Buying Text Links
Buying text links seems to be the current rage in Internet marketing. Is it good? Is it bad? Famed Internet marketing expert Jill Whalen weighed in on the subject in a recent newsletter. As always, her observations are clear and accurate. Here’s some of what she had to say.
Buying text links. It’s all the rage.
There’s nothing wrong with purchasing an ad on a website that links back to your website. Advertising your site is good. Advertising it on popular sites where your target market hangs out is even better. After all, the name of the game is to bring in targeted traffic. Your advertisements on other people’s sites are none of the search engines’ business and will not get your site banned or penalized. They will not hurt your site in any way. How you market your site is completely up to you, and you don’t need to worry about the search engines if you decide to purchase text link ads.
So what’s the big deal?
Here’s where it gets tricky. A good portion of ads that are bought on websites are not purchased for the targeted traffic they will bring, but as an attempt to artificially inflate the link popularity of the site being advertised. No big news to you, I’m sure, and no big news to the search engines. Since having a popular site can often help with natural search engine rankings, people have been looking for cheap and efficient ways to boost their site’s popularity for years.
Ya gotta do what ya gotta do — but so do search engines.
To the search engines, a link is supposed to mean that someone found a site useful and wanted to tell others about it. This may very well have been true at one point in time many, many years ago. But today a link could mean something completely different. A link might be a simple trade between webmasters, or an ad, or even a vote *against* another site. With no way for a search engine to really know the intent of a link, things have really gotten complicated for them.
Ads used to have tracking links so that webmasters could measure their return on investment; however, today’s text linkers often prefer to keep the tracking codes off because their web analytics software no longer needs them. And besides, if you’re going to buy an ad, you might as well get the possible link popularity credit that comes with it. That’s more likely to happen with a plain old, stripped-down href link.
Unfortunately, this is wreaking havoc with search engine algorithms. On the one hand, they know it’s not their place to tell people whether they should or should not advertise on other sites — especially since most of the engines are advertising companies in their own right. On the other hand, without any way to figure out which links are truly a vote for a site, and which are simply a paid ad, the relevancy of the search results for any given keyword phrase can be skewed towards those who are willing to put their money where their mouth is.
The good news for search engines (and I guess the bad news for link brokers) is that most text link ads and the sites that sell them tend to leave noticeable “footprints” behind in the code.

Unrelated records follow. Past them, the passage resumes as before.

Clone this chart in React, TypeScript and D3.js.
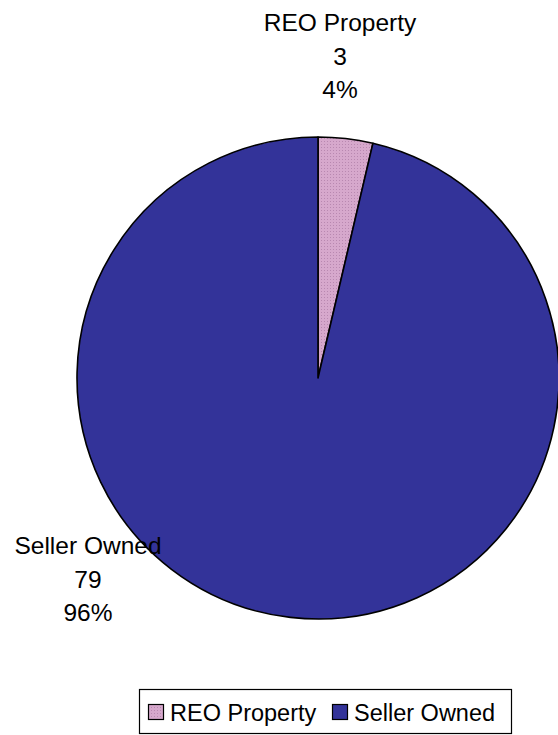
import React from 'react';
import * as d3 from 'd3';

const categories = ['REO Property', 'Seller Owned'];
const counts = [3, 79];
const colors = ['url(#reoPattern)', '#333399'];
const swatchColors = ['url(#reoPattern)', '#333399'];

// label anchors (layout only, centre of the first line)
const labelAnchors: [number, number][] = [
  [340, 31],
  [88, 554],
];

const width = 558;
const height = 735;

const App: React.FC = () => {
  const svgRef = React.useRef<SVGSVGElement>(null);

  React.useEffect(() => {
    if (!svgRef.current) return;
    const svg = d3.select(svgRef.current);
    svg.selectAll('*').remove();

    const font = 'Liberation Sans, Arial, sans-serif';
    const cx = 318;
    const cy = 378;
    const radius = 241;

    // dotted pink pattern like Excel
    const defs = svg.append('defs');
    const pat = defs.append('pattern')
      .attr('id', 'reoPattern')
      .attr('patternUnits', 'userSpaceOnUse')
      .attr('width', 3)
      .attr('height', 3);
    pat.append('rect').attr('width', 3).attr('height', 3).attr('fill', '#d6a8cc');
    pat.append('rect').attr('width', 1).attr('height', 1).attr('fill', '#b888b0');

    const total = d3.sum(counts);
    const data = categories.map((c, i) => ({ name: c, value: counts[i], color: colors[i] }));

    const pie = d3.pie<typeof data[0]>()
      .sort(null)
      .value(d => d.value)
      .startAngle(0)
      .endAngle(2 * Math.PI);

    const arc = d3.arc<d3.PieArcDatum<typeof data[0]>>()
      .innerRadius(0)
      .outerRadius(radius);

    const g = svg.append('g').attr('transform', `translate(${cx},${cy})`);

    g.selectAll('path')
      .data(pie(data))
      .enter().append('path')
      .attr('d', arc)
      .attr('fill', d => d.data.color)
      .attr('stroke', '#000')
      .attr('stroke-width', 1.6)
      .attr('stroke-linejoin', 'round');

    // data labels
    data.forEach((d, i) => {
      const [lx, ly] = labelAnchors[i];
      const t = svg.append('text')
        .attr('x', lx)
        .attr('y', ly)
        .attr('text-anchor', 'middle')
        .attr('font-family', font)
        .attr('font-size', 24.5)
        .attr('fill', '#000');
      const lines = [d.name, String(d.value), `${Math.round((d.value / total) * 100)}%`];
      lines.forEach((line, j) => {
        t.append('tspan')
          .attr('x', lx)
          .attr('dy', j === 0 ? 0 : 33.5)
          .text(line);
      });
    });

    // legend
    const legend = svg.append('g');
    legend.append('rect')
      .attr('x', 139.5)
      .attr('y', 689.5)
      .attr('width', 372)
      .attr('height', 44)
      .attr('fill', '#fff')
      .attr('stroke', '#000')
      .attr('stroke-width', 1.2);

    const itemX = [148, 332];
    categories.forEach((c, i) => {
      const item = legend.append('g').attr('transform', `translate(${itemX[i]},704)`);
      item.append('rect')
        .attr('x', 0.5)
        .attr('y', 0.5)
        .attr('width', 15)
        .attr('height', 15)
        .attr('fill', swatchColors[i])
        .attr('stroke', '#000')
        .attr('stroke-width', 1.2);
      item.append('text')
        .attr('x', 22)
        .attr('y', 16.5)
        .attr('font-family', font)
        .attr('font-size', 23.5)
        .attr('fill', '#000')
        .text(c);
    });
  }, []);

  return (
    <svg
      ref={svgRef}
      width={width}
      height={height}
      viewBox={`0 0 ${width} ${height}`}
      style={{ position: 'absolute', left: 0, top: 0, background: '#fff' }}
    />
  );
};

export default App;
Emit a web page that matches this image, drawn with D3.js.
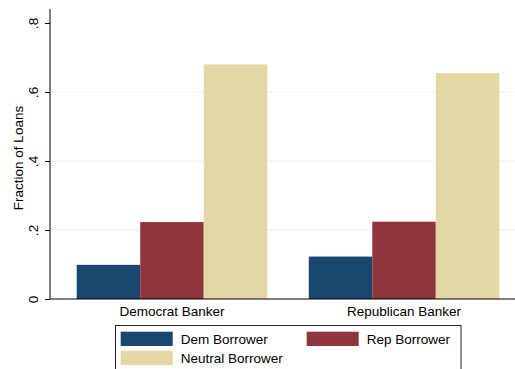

It would be no trouble at all for a search engine to do a little digging into what the latest footprints are, seek out all pages that have them, and simply not allow them to pass any link popularity. This is not a penalty, mind you. It would just be a way for the search engines to count only votes and not ads. Your ads would still be worthwhile for the exposure and direct traffic they bring, but not for providing you with link popularity. So although your site wouldn’t technically be penalized, its rankings could drop if it was dependent upon the link popularity of paid links.
For those of you who don’t believe the search engines can or would do this, you obviously haven’t been paying attention over the years. What do you think every major update at Google has been about? They haven’t been specifically about purchased link ads, but they have been about finding a subset of pages that all have similar characteristics and no longer allowing them to count the way they used to count towards rankings. Which means every page using the technique in question suddenly finds their rankings have dropped like a rock.
It’s not a matter of *if* this will happen with paid text link ads, but *when*. It could be next week, next month, or next year. Regardless of when the engines decide to lower the boom, you can bet we’re going to hear a lot of crying in the forums about it! For now, if you’re buying text link ads, or have been thinking about it, I wouldn’t really worry about it. Just make a mental note to yourself that whatever boost to your rankings they may provide now could vanish at any time. It’s no big deal if you’re getting real traffic from your ads, or if you’re simply using them to jumpstart your SEO campaign. It’s going to be a problem only if your livelihood depends on buying or selling text link ads to boost link popularity.
Here at Rank Magic, we encourage intelligent ad buys, but discourage bulk buying of text ads.